8) A intervenção foi um ato autoritário. Toda intervenção é autoritária. O Estado-nação é mais autoritário do que democrático (e tanto é assim que teve de ser domesticado pela fórmula do Estado democrático de direito). A rigor, no limite, todo governo, mesmo formalmente democrático, é oligárquico (quem não está contente com isso deve propor novas formas de democracia). Mas, na democracia que temos (não na que não temos), que entrem então em ação os mecanismos de pesos e contrapesos disponíveis. A intervenção só vale se for aprovada pelo parlamento. Que o parlamento, então, concluindo que a medida é antidemocrática, revogue o decreto presidencial. Ah! Mas esse parlamento que está aí fará a vontade do presidente porque é corrupto. É mesmo? Então por que Temer não o corrompe para aprovar a reforma da previdência?

Ainda há um ponto, todavia, que merece ser destacado: a intervenção não é uma guerra.

A ação contra os bandidos no Rio de Janeiro (ou em qualquer lugar) deve ter caráter policial, não militar. O que não significa que não possa ser comandada por um militar de carreira (até deve, considerando que não se pode saber até que ponto os agentes policiais locais estão envolvidos com o crime).

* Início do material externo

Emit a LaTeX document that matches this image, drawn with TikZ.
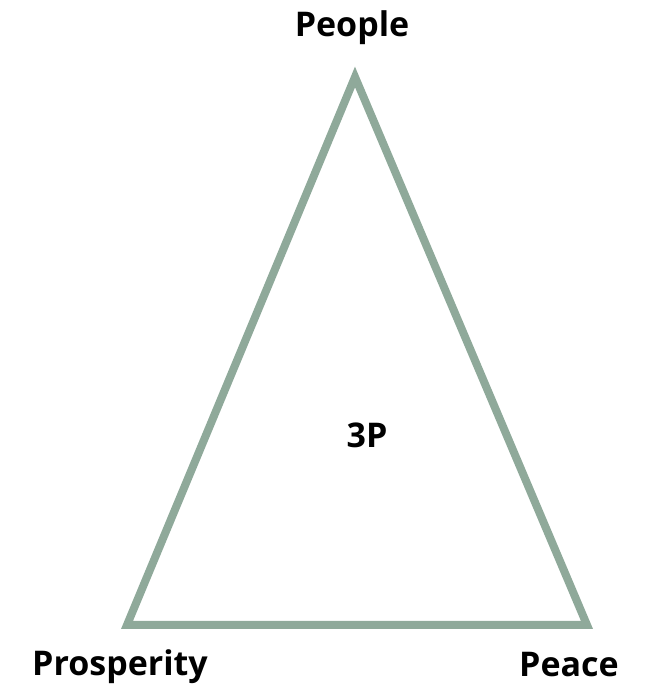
\documentclass[tikz,border=0pt]{standalone}
\usepackage{fontspec}
\setmainfont{Open Sans}
\definecolor{tri}{HTML}{8FA99A}
\begin{document}
\begin{tikzpicture}[x=1pt,y=1pt,
  lbl/.style={font=\fontsize{34}{40}\selectfont\bfseries, anchor=base, inner sep=0pt},
  side/.style={draw=tri, line width=8pt, line join=miter}]
\useasboundingbox (0,0) rectangle (646,687);
\coordinate (A) at (355,610);
\coordinate (B) at (127,62);
\coordinate (C) at (587,62);
\draw[side] (A) -- (B) -- (C) -- cycle;
\node[lbl] (people) at (352,650) {People};
\node[lbl] (center) at (367,239) {3P};
\node[lbl] (prosperity) at (120,11) {Prosperity};
\node[lbl] (peace) at (569,10) {Peace};
\end{tikzpicture}
\end{document}
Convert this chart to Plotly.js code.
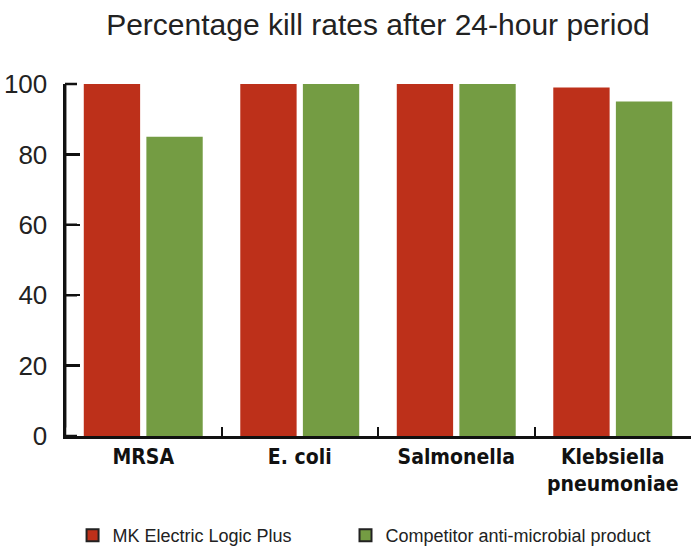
<!DOCTYPE html>
<html>
<head>
<meta charset="utf-8">
<script src="https://cdn.plot.ly/plotly-3.0.1.min.js"></script>
<style>
html,body{margin:0;padding:0;background:#fff;}
#chart{width:691px;height:546px;}
</style>
</head>
<body>
<div id="chart"></div>
<script>
const categories = ["MRSA", "E. coli", "Salmonella", "Klebsiella<br>pneumoniae"];
const seriesNames = ["MK Electric Logic Plus", "Competitor anti-microbial product"];
const mkValues = [100, 100, 100, 99];
const competitorValues = [85, 100, 100, 95];
const yTicks = [0, 20, 40, 60, 80, 100];
const yTickText = ["0", "20", "40", "60", "80", "100"];
const colors = ["#bd301a", "#749c43"];

const traces = [
  {type: "bar", x: categories, y: mkValues, name: seriesNames[0], offsetgroup: "a",
   marker: {color: colors[0]}, showlegend: false},
  {type: "bar", x: categories, y: competitorValues, name: seriesNames[1], offsetgroup: "b",
   marker: {color: colors[1]}, showlegend: false},
  {type: "bar", x: [categories[0]], y: [null], name: seriesNames[0], offsetgroup: "a", legend: "legend",
   marker: {color: colors[0], line: {color: "#222", width: 2}}},
  {type: "bar", x: [categories[0]], y: [null], name: seriesNames[1], offsetgroup: "b", legend: "legend2",
   marker: {color: colors[1], line: {color: "#222", width: 2}}}
];

const legendFont = {family: "Liberation Sans, Arial, sans-serif", size: 18, color: "#222"};

// axis line and inward ticks drawn as arrow-only annotations (backup for the y axis line)
const axisAnnotations = [
  {xref: "paper", yref: "paper", x: 0, y: 1, ax: 0, ay: 352, text: " ", showarrow: true,
   arrowhead: 0, arrowwidth: 2.5, arrowcolor: "#111", standoff: 0, startstandoff: 0}
].concat(yTicks.map(v => ({
  xref: "paper", yref: "y", x: 0, y: v, ax: 15, ay: 0, text: " ", showarrow: true,
  arrowhead: 0, arrowwidth: 2.5, arrowcolor: "#111", standoff: 0, startstandoff: 0
})));

const layout = {
  width: 691, height: 546,
  margin: {l: 65, r: 0, t: 84, b: 110, autoexpand: false},
  paper_bgcolor: "#fff", plot_bgcolor: "#fff",
  barmode: "group", bargap: 0.2, bargroupgap: 0.1,
  title: {text: "Percentage kill rates after 24-hour period", x: 0.547, xanchor: "center", y: 0.955, yanchor: "middle",
          font: {family: "Liberation Sans, Arial, sans-serif", size: 30, color: "#222"}},
  font: {family: "Liberation Sans, Arial, sans-serif", color: "#222"},
  xaxis: {
    type: "category", range: [-0.5, 3.5], showline: true, linecolor: "#111", linewidth: 2.5,
    ticks: "inside", tickson: "boundaries", ticklen: 9, tickwidth: 2, tickcolor: "#111",
    showgrid: false, zeroline: false, fixedrange: true, tickangle: 0, automargin: false,
    tickfont: {family: "Liberation Sans Narrow, DejaVu Sans Condensed, Arial Narrow, sans-serif", size: 21, color: "#111", weight: "bold"}
  },
  yaxis: {
    range: [0, 100], tickmode: "array", tickvals: yTicks, ticktext: yTickText, showline: true, linecolor: "#111", linewidth: 2.5,
    ticks: "inside", ticklen: 15, tickwidth: 2.5, tickcolor: "#111",
    showgrid: false, zeroline: false, fixedrange: true, automargin: false, ticklabelstandoff: 10,
    tickfont: {family: "Liberation Sans, Arial, sans-serif", size: 26, color: "#222"}
  },
  shapes: [
    {type: "line", xref: "paper", yref: "paper", x0: 0, x1: 0, y0: 0, y1: 1, layer: "above",
     line: {color: "#111", width: 2.5}}
  ],
  annotations: axisAnnotations,
  legend: {
    orientation: "h", xref: "container", x: 0.105, yref: "container", y: 0.053, xanchor: "left", yanchor: "top",
    font: legendFont, itemwidth: 30, bgcolor: "rgba(0,0,0,0)"
  },
  legend2: {
    orientation: "h", xref: "container", x: 0.5, yref: "container", y: 0.053, xanchor: "left", yanchor: "top",
    font: legendFont, itemwidth: 30, bgcolor: "rgba(0,0,0,0)"
  }
};

Plotly.newPlot("chart", traces, layout, {displayModeBar: false, staticPlot: true});
</script>
</body>
</html>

Trata-se de enfrentar o crime organizado, na sociedade e no Estado (justamente nas áreas que teriam como missão a repressão ao crime e que, em parte, estão coalhadas também de criminosos). A intervenção, portanto, deve ser administrativa e de inteligência.

Matar alguns bandidos que tocam o terror nas ruas, controlam as favelas, achacam a população com suas milícias, traficam drogas e armas, não resolveria o problema, seja porque esses meliantes são produzidos em profusão, seja porque não se pode matar parte da polícia, dos políticos e, inclusive, dos juízes (que viraram bandidos ou atuam em conluio com eles) – e mesmo que isso fosse possível, seria um atentado à democracia, notadamente aos direitos políticos e civis da população.

Ou seja, não é guerra. A guerra, sobretudo interna, movida por forças do Estado contra parte da sua própria população e, inclusive, contra outras forças do mesmo Estado – quer dizer, a guerra civil – traz sempre consequências piores do que o problema.